Mayors, council members, county supervisors, sheriffs, prosecutors and so forth
will soon be elected, re-elected, not elected or thrown out of office.
Predictably, many of the want-to-be elected officials include in their platform
that one of their goals if elected will be to make the government entity to
which they want to be elected more efficient. They will ferret out waste! They
will make sure the taxpayers' dollars are well protected! They will cut back
administrative overhead! Etcetera.
This particular form of campaign rhetoric begs the question:
where does government inefficiency come from? There are many sources, of
course. We can all tell stories of trying to work our way through the system,
say at the Department of Motor Vehicles.
But having managed in the public sector for over 30 years I can tell you
with absolute certainty that one of the greatest sources of government
inefficiency is (drum roll here).... elected officials! Yes, the very ones who
get elected swearing they will make government more efficient proceed to make
it more inefficient.
For instance, elected officials often want to study something,
especially if they think the study will forward their agenda. In my hometown in
the past month the city council has considered ordering the city staff to
conduct two studies: one on the possibility of offering free preschool to all
local children and another on making records of all city expenditures available
on-line. I don’t necessarily disagree with either of these concepts, but let’s
be clear it takes time and effort to study. If I were city manager of my
hometown, I would establish a “Department of Studying Things.” It would not be
cheap considering the city council’s proclivity to order things studied. And if
you want to know why it takes so long to get a request, permit or application
moved through your local city hall, well it might be because the staff is busy
studying something they were ordered to study by the governing body.

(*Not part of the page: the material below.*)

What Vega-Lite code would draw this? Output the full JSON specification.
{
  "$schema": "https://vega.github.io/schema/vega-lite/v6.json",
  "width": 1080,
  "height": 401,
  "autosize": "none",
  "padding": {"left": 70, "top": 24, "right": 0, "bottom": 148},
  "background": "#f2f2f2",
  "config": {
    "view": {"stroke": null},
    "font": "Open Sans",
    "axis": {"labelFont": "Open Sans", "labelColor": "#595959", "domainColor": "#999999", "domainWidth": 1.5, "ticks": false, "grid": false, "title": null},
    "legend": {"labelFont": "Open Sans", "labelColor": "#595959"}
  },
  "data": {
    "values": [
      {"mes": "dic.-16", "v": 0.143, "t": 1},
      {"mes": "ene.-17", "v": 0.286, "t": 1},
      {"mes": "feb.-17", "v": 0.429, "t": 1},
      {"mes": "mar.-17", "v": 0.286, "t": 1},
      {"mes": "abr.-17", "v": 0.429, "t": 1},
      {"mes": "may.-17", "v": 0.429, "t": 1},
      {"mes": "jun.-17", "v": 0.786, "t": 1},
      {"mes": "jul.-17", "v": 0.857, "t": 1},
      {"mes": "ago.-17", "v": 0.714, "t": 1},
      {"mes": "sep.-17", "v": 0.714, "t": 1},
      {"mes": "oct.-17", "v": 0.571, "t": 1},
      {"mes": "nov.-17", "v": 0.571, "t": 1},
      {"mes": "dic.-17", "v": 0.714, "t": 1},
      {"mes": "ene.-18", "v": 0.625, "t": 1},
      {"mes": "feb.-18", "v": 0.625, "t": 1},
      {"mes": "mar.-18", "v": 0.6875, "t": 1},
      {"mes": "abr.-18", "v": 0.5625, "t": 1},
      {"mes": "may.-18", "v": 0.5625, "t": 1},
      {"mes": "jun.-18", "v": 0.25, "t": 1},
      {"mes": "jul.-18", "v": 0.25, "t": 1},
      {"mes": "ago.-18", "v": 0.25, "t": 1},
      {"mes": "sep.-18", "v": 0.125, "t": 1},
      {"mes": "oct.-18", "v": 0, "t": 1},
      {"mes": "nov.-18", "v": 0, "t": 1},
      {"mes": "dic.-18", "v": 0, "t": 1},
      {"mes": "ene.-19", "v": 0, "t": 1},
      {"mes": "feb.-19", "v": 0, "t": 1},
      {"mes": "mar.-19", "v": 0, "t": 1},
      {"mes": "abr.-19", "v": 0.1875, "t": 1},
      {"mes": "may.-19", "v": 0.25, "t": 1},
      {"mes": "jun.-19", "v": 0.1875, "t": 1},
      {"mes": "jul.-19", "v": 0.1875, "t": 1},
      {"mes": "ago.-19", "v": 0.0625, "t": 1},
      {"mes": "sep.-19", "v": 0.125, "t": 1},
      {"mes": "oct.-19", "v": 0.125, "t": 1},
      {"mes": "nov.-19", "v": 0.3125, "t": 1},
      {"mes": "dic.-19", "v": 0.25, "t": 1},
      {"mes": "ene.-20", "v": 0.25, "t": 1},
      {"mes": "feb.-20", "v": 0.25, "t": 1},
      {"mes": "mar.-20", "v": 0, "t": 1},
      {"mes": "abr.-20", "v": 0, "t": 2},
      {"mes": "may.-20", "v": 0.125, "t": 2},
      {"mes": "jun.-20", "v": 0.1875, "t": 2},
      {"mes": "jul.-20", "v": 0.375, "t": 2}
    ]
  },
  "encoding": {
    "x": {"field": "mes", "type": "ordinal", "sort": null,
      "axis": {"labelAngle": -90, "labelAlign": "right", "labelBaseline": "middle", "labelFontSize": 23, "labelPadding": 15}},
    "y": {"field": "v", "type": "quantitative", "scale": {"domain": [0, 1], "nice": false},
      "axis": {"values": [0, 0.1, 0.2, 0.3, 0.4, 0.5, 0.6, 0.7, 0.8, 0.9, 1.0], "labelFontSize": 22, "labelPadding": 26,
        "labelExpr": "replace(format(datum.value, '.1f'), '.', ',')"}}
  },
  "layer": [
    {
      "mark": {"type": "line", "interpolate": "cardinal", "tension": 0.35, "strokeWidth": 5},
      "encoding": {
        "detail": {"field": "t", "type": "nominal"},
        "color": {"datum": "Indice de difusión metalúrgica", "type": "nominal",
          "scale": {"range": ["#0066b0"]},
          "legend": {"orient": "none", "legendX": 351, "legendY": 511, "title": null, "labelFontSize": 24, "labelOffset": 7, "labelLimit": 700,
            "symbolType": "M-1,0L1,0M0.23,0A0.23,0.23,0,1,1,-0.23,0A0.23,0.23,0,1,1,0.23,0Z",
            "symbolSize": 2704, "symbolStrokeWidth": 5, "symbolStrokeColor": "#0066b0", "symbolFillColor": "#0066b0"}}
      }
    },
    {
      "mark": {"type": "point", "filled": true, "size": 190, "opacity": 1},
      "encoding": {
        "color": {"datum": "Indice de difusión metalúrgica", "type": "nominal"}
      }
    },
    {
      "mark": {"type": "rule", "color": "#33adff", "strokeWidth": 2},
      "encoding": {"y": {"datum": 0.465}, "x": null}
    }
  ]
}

Once things are studied, there is often a resulting rule,
regulation, law or ordinance duly passed by the elected officials, which
results in rules and regulations promulgated by the public servants (sometimes
called bureaucrats) trying to implement the idea which was studied and passed
into law. To see how this works, look no further than the private sector trying
to bid on a government contract. I cannot tell you how many times in my career
I told a prospective supplier who complained upon receipt of a jaw dropping
gazillion pages (rough estimate) request for proposals/bids that the various
rules and regulations with which they must comply, the forms and certifications
that must be filled out and so on were required by law (that would be a law
passed by elected officials who presumably wanted to make the government more
efficient). Sadly, many of the suppliers would not bid because it was too much
hassle. And we had a person on staff designated to try to walk prospective
suppliers through the byzantine process of making an offer. Yes, the staff
person had to be paid salary and benefits. When I was accused by a prospective
supplier of being an inefficient bureaucrat, and believe me this happened more
times than I would care to remember, I would advise the complainant to contact their elected officials to request
a change in the law as I was simply implementing what was required by said law
as efficiently as possible.
There is much fun to be had in carrying on about government
inefficiency and it’s an easy topic to include in a candidate’s election
mailers. My advice is to just be sure to
ask for the specifics of exactly how the candidate will reduce government
inefficiency. What will he or she not study?
1 comment:
Speaking as a soon to be former public servant: Hear! Hear!